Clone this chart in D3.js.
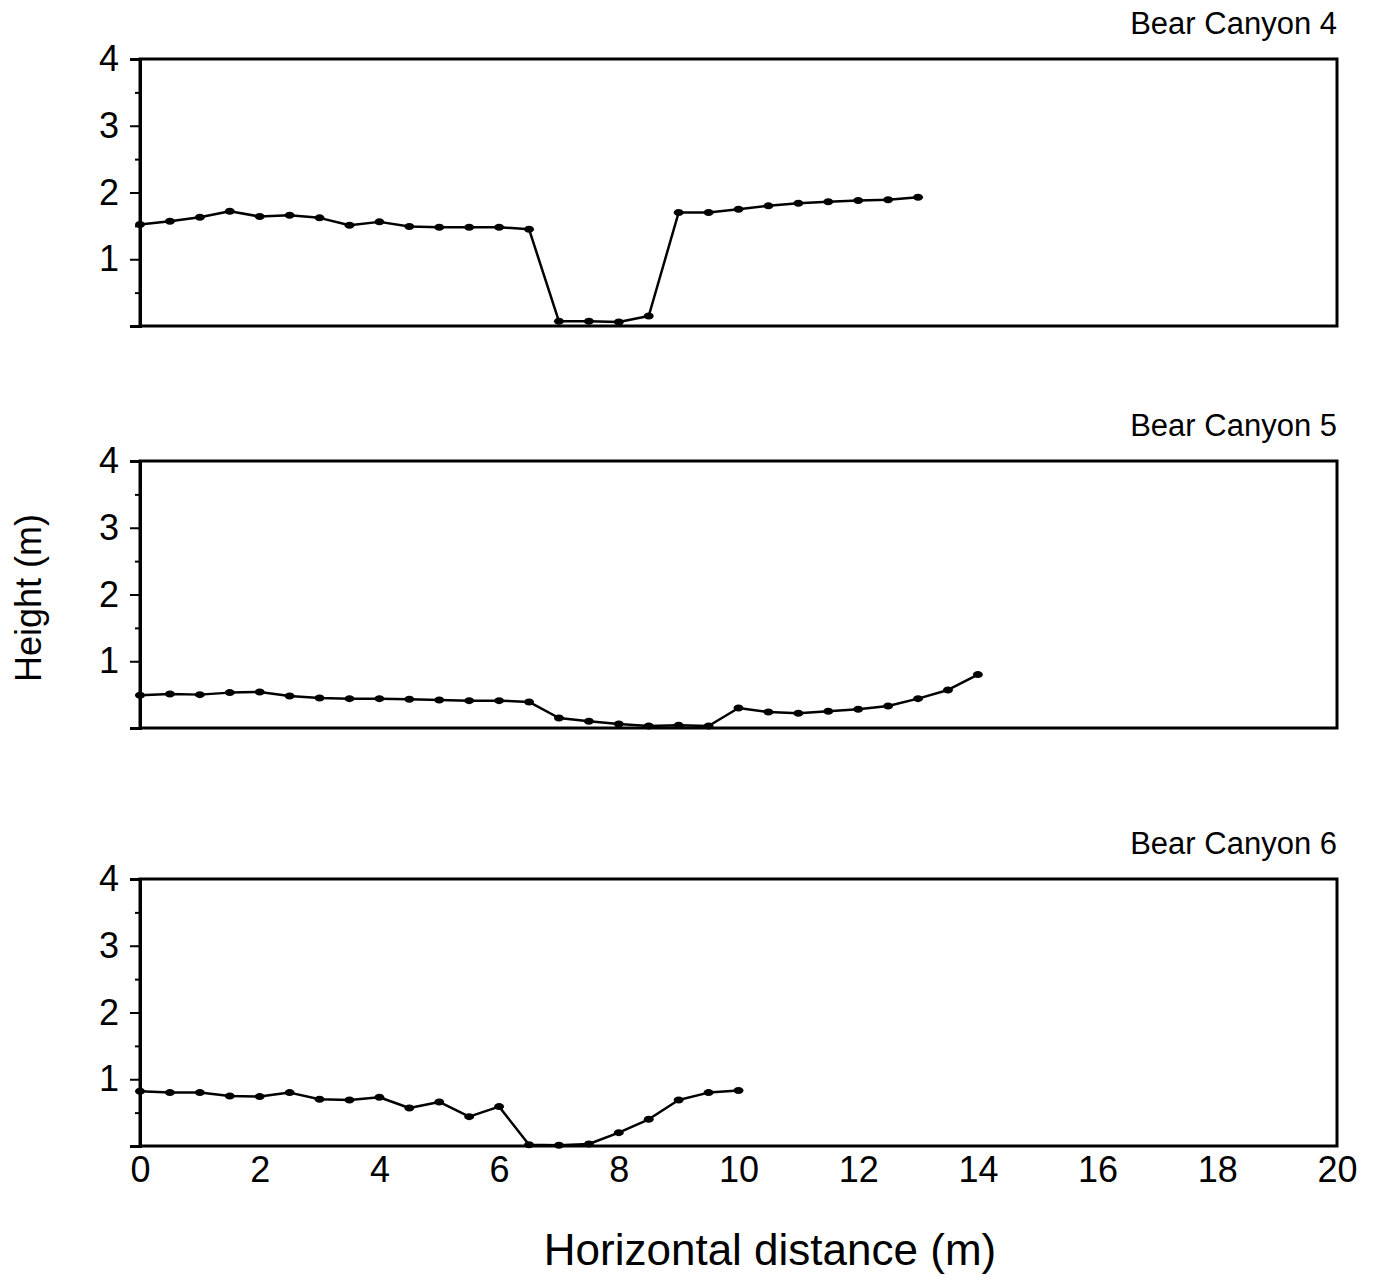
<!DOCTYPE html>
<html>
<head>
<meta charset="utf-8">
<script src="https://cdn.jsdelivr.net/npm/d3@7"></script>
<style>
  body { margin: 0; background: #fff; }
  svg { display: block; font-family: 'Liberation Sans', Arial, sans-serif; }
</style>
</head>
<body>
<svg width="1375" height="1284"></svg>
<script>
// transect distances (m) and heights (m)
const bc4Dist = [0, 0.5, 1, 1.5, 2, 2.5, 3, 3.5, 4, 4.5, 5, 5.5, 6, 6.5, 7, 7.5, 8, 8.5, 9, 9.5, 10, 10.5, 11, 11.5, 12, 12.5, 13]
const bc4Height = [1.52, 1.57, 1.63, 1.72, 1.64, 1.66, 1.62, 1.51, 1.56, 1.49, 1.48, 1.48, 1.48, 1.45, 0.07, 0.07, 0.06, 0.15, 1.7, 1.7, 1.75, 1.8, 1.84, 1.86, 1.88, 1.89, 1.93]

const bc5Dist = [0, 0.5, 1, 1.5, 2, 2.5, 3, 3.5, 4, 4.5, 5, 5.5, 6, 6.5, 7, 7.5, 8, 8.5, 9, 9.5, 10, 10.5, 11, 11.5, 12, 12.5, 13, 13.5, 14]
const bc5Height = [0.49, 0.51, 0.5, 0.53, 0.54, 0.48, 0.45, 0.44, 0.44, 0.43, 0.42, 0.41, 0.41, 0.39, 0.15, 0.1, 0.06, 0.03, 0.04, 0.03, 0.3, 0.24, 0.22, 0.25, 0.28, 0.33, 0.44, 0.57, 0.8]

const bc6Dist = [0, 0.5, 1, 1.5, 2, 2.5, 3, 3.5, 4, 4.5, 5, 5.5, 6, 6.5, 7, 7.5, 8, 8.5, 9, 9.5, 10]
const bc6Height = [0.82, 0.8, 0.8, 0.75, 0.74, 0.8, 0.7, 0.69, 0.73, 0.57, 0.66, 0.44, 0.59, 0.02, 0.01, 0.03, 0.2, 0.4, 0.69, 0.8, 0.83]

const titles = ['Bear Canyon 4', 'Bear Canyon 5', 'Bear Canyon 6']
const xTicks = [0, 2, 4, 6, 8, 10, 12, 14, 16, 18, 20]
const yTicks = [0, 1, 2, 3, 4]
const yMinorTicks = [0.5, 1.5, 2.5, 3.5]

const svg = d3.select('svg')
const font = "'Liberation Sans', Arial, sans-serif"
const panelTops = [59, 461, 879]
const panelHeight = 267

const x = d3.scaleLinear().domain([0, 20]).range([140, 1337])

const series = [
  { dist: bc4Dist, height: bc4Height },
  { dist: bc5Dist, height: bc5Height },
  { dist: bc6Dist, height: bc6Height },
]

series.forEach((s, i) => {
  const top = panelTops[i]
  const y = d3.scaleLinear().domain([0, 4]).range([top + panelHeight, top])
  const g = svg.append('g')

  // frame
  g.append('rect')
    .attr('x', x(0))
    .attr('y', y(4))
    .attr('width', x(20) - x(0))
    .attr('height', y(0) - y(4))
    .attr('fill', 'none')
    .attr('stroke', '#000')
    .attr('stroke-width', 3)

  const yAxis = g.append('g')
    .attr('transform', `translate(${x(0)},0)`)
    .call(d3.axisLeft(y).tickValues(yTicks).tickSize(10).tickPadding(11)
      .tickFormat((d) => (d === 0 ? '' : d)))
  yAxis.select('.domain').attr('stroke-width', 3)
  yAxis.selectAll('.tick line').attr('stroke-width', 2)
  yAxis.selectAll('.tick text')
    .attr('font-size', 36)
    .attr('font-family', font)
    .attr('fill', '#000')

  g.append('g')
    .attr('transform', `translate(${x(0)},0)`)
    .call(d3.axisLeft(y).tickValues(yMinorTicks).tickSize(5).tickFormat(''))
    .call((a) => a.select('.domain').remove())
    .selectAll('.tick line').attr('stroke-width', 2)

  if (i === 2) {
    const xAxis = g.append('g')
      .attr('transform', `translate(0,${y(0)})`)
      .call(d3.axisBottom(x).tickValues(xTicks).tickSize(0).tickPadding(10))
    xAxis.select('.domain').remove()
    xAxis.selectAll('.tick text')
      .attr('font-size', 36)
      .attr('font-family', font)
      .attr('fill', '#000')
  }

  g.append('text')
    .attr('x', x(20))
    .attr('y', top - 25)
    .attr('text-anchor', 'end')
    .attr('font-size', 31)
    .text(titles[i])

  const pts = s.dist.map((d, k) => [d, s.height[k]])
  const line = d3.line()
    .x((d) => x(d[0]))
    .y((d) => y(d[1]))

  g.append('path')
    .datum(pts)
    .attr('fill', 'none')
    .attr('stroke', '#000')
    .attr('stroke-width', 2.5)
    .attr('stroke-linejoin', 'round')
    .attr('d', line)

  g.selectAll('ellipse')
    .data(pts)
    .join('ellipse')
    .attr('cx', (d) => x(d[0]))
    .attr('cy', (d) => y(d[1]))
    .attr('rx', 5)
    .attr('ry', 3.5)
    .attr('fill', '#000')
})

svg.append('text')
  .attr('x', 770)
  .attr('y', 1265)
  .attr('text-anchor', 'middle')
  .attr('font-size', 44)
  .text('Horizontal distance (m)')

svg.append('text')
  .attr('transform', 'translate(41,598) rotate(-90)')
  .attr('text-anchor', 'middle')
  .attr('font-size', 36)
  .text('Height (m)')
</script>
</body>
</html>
──────────────────────────────
[Goal of the exercise] Repeat the lines above exactly, and keep every picture out.

[Reply to the exercise]
Clone this chart in D3.js.
<!DOCTYPE html>
<html>
<head>
<meta charset="utf-8">
<script src="https://cdn.jsdelivr.net/npm/d3@7"></script>
<style>
  body { margin: 0; background: #fff; }
  svg { display: block; font-family: 'Liberation Sans', Arial, sans-serif; }
</style>
</head>
<body>
<svg width="1375" height="1284"></svg>
<script>
// transect distances (m) and heights (m)
const bc4Dist = [0, 0.5, 1, 1.5, 2, 2.5, 3, 3.5, 4, 4.5, 5, 5.5, 6, 6.5, 7, 7.5, 8, 8.5, 9, 9.5, 10, 10.5, 11, 11.5, 12, 12.5, 13]
const bc4Height = [1.52, 1.57, 1.63, 1.72, 1.64, 1.66, 1.62, 1.51, 1.56, 1.49, 1.48, 1.48, 1.48, 1.45, 0.07, 0.07, 0.06, 0.15, 1.7, 1.7, 1.75, 1.8, 1.84, 1.86, 1.88, 1.89, 1.93]

const bc5Dist = [0, 0.5, 1, 1.5, 2, 2.5, 3, 3.5, 4, 4.5, 5, 5.5, 6, 6.5, 7, 7.5, 8, 8.5, 9, 9.5, 10, 10.5, 11, 11.5, 12, 12.5, 13, 13.5, 14]
const bc5Height = [0.49, 0.51, 0.5, 0.53, 0.54, 0.48, 0.45, 0.44, 0.44, 0.43, 0.42, 0.41, 0.41, 0.39, 0.15, 0.1, 0.06, 0.03, 0.04, 0.03, 0.3, 0.24, 0.22, 0.25, 0.28, 0.33, 0.44, 0.57, 0.8]

const bc6Dist = [0, 0.5, 1, 1.5, 2, 2.5, 3, 3.5, 4, 4.5, 5, 5.5, 6, 6.5, 7, 7.5, 8, 8.5, 9, 9.5, 10]
const bc6Height = [0.82, 0.8, 0.8, 0.75, 0.74, 0.8, 0.7, 0.69, 0.73, 0.57, 0.66, 0.44, 0.59, 0.02, 0.01, 0.03, 0.2, 0.4, 0.69, 0.8, 0.83]

const titles = ['Bear Canyon 4', 'Bear Canyon 5', 'Bear Canyon 6']
const xTicks = [0, 2, 4, 6, 8, 10, 12, 14, 16, 18, 20]
const yTicks = [0, 1, 2, 3, 4]
const yMinorTicks = [0.5, 1.5, 2.5, 3.5]

const svg = d3.select('svg')
const font = "'Liberation Sans', Arial, sans-serif"
const panelTops = [59, 461, 879]
const panelHeight = 267

const x = d3.scaleLinear().domain([0, 20]).range([140, 1337])

const series = [
  { dist: bc4Dist, height: bc4Height },
  { dist: bc5Dist, height: bc5Height },
  { dist: bc6Dist, height: bc6Height },
]

series.forEach((s, i) => {
  const top = panelTops[i]
  const y = d3.scaleLinear().domain([0, 4]).range([top + panelHeight, top])
  const g = svg.append('g')

  // frame
  g.append('rect')
    .attr('x', x(0))
    .attr('y', y(4))
    .attr('width', x(20) - x(0))
    .attr('height', y(0) - y(4))
    .attr('fill', 'none')
    .attr('stroke', '#000')
    .attr('stroke-width', 3)

  const yAxis = g.append('g')
    .attr('transform', `translate(${x(0)},0)`)
    .call(d3.axisLeft(y).tickValues(yTicks).tickSize(10).tickPadding(11)
      .tickFormat((d) => (d === 0 ? '' : d)))
  yAxis.select('.domain').attr('stroke-width', 3)
  yAxis.selectAll('.tick line').attr('stroke-width', 2)
  yAxis.selectAll('.tick text')
    .attr('font-size', 36)
    .attr('font-family', font)
    .attr('fill', '#000')

  g.append('g')
    .attr('transform', `translate(${x(0)},0)`)
    .call(d3.axisLeft(y).tickValues(yMinorTicks).tickSize(5).tickFormat(''))
    .call((a) => a.select('.domain').remove())
    .selectAll('.tick line').attr('stroke-width', 2)

  if (i === 2) {
    const xAxis = g.append('g')
      .attr('transform', `translate(0,${y(0)})`)
      .call(d3.axisBottom(x).tickValues(xTicks).tickSize(0).tickPadding(10))
    xAxis.select('.domain').remove()
    xAxis.selectAll('.tick text')
      .attr('font-size', 36)
      .attr('font-family', font)
      .attr('fill', '#000')
  }

  g.append('text')
    .attr('x', x(20))
    .attr('y', top - 25)
    .attr('text-anchor', 'end')
    .attr('font-size', 31)
    .text(titles[i])

  const pts = s.dist.map((d, k) => [d, s.height[k]])
  const line = d3.line()
    .x((d) => x(d[0]))
    .y((d) => y(d[1]))

  g.append('path')
    .datum(pts)
    .attr('fill', 'none')
    .attr('stroke', '#000')
    .attr('stroke-width', 2.5)
    .attr('stroke-linejoin', 'round')
    .attr('d', line)

  g.selectAll('ellipse')
    .data(pts)
    .join('ellipse')
    .attr('cx', (d) => x(d[0]))
    .attr('cy', (d) => y(d[1]))
    .attr('rx', 5)
    .attr('ry', 3.5)
    .attr('fill', '#000')
})

svg.append('text')
  .attr('x', 770)
  .attr('y', 1265)
  .attr('text-anchor', 'middle')
  .attr('font-size', 44)
  .text('Horizontal distance (m)')

svg.append('text')
  .attr('transform', 'translate(41,598) rotate(-90)')
  .attr('text-anchor', 'middle')
  .attr('font-size', 36)
  .text('Height (m)')
</script>
</body>
</html>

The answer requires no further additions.